NEW ZEALAND 1845-66 REVERSE UNDATED ‘102. CORPL. HY. HEWETT, C. S CORPS’
Henry Hewitt was born in Gamsbro, Lincolnshire in 1834 and attested for service in the Royal Artillery on the 26th November 1855. He transferred to the Commissariat Staff Corps as Private on the 1st October 1859 gaining promotion to 2nd Corporal in 1864, Corporal in 1868 and Sergeant in 1872. Hewitt saw service in New Zealand during the Maori Wars and suffered a serious gunshot wound through his body from right to left shoulder in an ambush by Maori rebels when travelling back from leave in Auckland to his post at Galloway Redoubt on the 26th October 1863.
Galloway Redoubt was established in July 1863 as advance post which was part of a Pākehā fortification line along the Wairoa River valley to Papakura, for control of Māori movement north from the Hunua Ranges. It was held by detachments 2nd Battn, 18th Royal Irish, 65th Regts and Rifle Volunteers.

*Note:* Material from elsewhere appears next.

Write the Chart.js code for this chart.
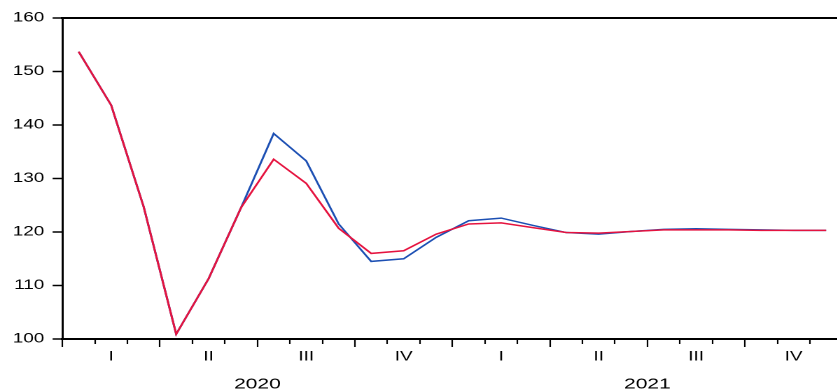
<!DOCTYPE html>
<html><head><meta charset="utf-8">
<script src="https://cdn.jsdelivr.net/npm/chart.js@4"></script>
<style>
html,body{margin:0;padding:0;background:#fff;overflow:hidden}
#wrap{width:837px;height:392px;overflow:hidden;position:relative;background:#fff}
#c{position:absolute;left:0;top:0;transform:scaleX(1.4);transform-origin:0 0}
</style></head><body>
<div id="wrap"><canvas id="c" width="598" height="392"></canvas></div>
<script>
// ---- data ----
const months = ['2020-01','2020-02','2020-03','2020-04','2020-05','2020-06','2020-07','2020-08','2020-09','2020-10','2020-11','2020-12',
                '2021-01','2021-02','2021-03','2021-04','2021-05','2021-06','2021-07','2021-08','2021-09','2021-10','2021-11','2021-12'];
const quarterLabels = ['I','II','III','IV'];
const yearLabels = ['2020','2021'];
const yTicks = [100,110,120,130,140,150,160];
const seriesBlue = [153.7,143.7,124.7,100.9,111.3,124.6,138.4,133.3,121.5,114.5,115.0,119.0,122.1,122.6,121.2,119.9,119.6,120.1,120.5,120.6,120.5,120.4,120.3,120.3];
const seriesRed  = [153.7,143.7,124.7,100.9,111.3,124.6,133.6,129.1,120.7,116.0,116.5,119.6,121.5,121.7,120.8,119.9,119.8,120.1,120.4,120.4,120.4,120.3,120.3,120.3];

const FONT = '"Liberation Sans", Arial, sans-serif';
const toPoints = arr => arr.map((v,i)=>({x:i+0.5, y:v}));
const xMax = 23.84;

Chart.defaults.color = '#000';
Chart.defaults.font.family = FONT;

new Chart(document.getElementById('c'), {
  type: 'line',
  data: {
    datasets: [
      {label:'Red', data: toPoints(seriesRed), borderColor:'#E5133F', borderWidth:1.5, pointRadius:0, tension:0, fill:false},
      {label:'Blue', data: toPoints(seriesBlue), borderColor:'#1C4FB3', borderWidth:1.5, pointRadius:0, tension:0, fill:false}
    ]
  },
  options: {
    responsive:false, animation:false, devicePixelRatio:2,
    layout:{padding:0},
    plugins:{legend:{display:false}, tooltip:{enabled:false}, title:{display:false}},
    scales:{
      x:{
        type:'linear', position:'bottom', min:0, max:xMax,
        afterBuildTicks(scale){
          const t=[];
          for(let m=0;m<months.length;m++){ t.push({value:m}); if(m%3===1) t.push({value:m+0.5}); }
          scale.ticks=t;
        },
        afterFit(scale){ scale.height = 53; },
        ticks:{
          autoSkip:false, maxRotation:0, minRotation:0, padding:0,
          callback(value){
            if(Number.isInteger(value)){
              if(value%12===6) return ['', yearLabels[(value-6)/12]];
              return '';
            }
            return quarterLabels[Math.floor(value/3)%4];
          },
          font(ctx){
            const v = ctx.tick ? ctx.tick.value : 0;
            if(Number.isInteger(v) && v%12===6) return {family:FONT, size:15, lineHeight:'25px'};
            return {family:FONT, size:13.5, lineHeight:'20px'};
          }
        },
        grid:{
          display:true, drawOnChartArea:false, drawTicks:true, tickLength:8, tickWidth:1.1,
          tickColor(ctx){ return (ctx.tick && Number.isInteger(ctx.tick.value)) ? '#000' : 'rgba(0,0,0,0)'; },
          tickBorderDash(ctx){ return (ctx.tick && Number.isInteger(ctx.tick.value) && ctx.tick.value%3!==0) ? [4,60] : []; }
        },
        border:{display:true, color:'#000', width:2}
      },
      xTop:{
        type:'linear', position:'top', min:0, max:xMax,
        afterFit(scale){ scale.height = 18; },
        ticks:{display:false},
        grid:{display:true, drawOnChartArea:false, drawTicks:false},
        border:{display:true, color:'#000', width:2}
      },
      y:{
        type:'linear', position:'left', min:100, max:160,
        afterBuildTicks(scale){ scale.ticks = yTicks.map(v=>({value:v})); },
        afterFit(scale){ scale.width = 44.6; },
        ticks:{padding:6, font:{family:FONT, size:13.5}, color:'#000'},
        grid:{display:true, drawOnChartArea:false, drawTicks:true, tickLength:7, tickWidth:1.5, tickColor:'#000'},
        border:{display:true, color:'#000', width:1.5}
      }
    }
  }
});
</script>
</body></html>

Newspaper account of the ambush:
‘THE WAR IN AUCKLAND. [From the correspondent Daily Southern Cross.} WAIROA.
October 27th. Yesterday (Monday) was another exciting day in this district, and moreover exceedingly wet and disagreeable for any out door exercise. Nevertheless there were parties out in all directions. About 3 o'clock p.m. a man named^ Henry Hewitt belonging to the commissariat department and who is employed at the Galloway Redoubt, as a baker, came galloping into camp with the intimation that he had been fired at by a body of natives, and that he had been wounded. Hewitt had been to Auckland on leave of absence, and was returning on a pony which had been lent him by Mr. McNicol, and as he was riding along in the neighbourhood of Mr. Steels he was fired at by a body of natives who were laying in ambush. One ball struck him, and the pony started off immediately at a gallop and brought the unfortunate man safely to the camp. He was immediately attended to by Dr. O'Carrol who found that he had been wounded in the back, and that the bullet was still in him. The ball had entered a little below the the right shoulder- blade and lodged against the left shoulder-blade. It was without loss of time extracted by means of incision made a little below the spot where the bullet was lodged, and then by gently working it down. The wound though very serious is not now considered dangerous. The doctor tells me he is going on very well.’
Hewitt was discharged from the Army Service Corps on the 2nd December 1876 having served for a total of 21 years with nearly 7 years on active service in New Zealand where the Commissariat Staff Corps were often deployed as cavalry due to no British Cavalry Regiments being posted there. Only 243 New Zealand War medals to the Commissariat Staff Corps.
Condition VF, few contact marks. With service papers, newspaper articles on CD. A scarce casualty medal.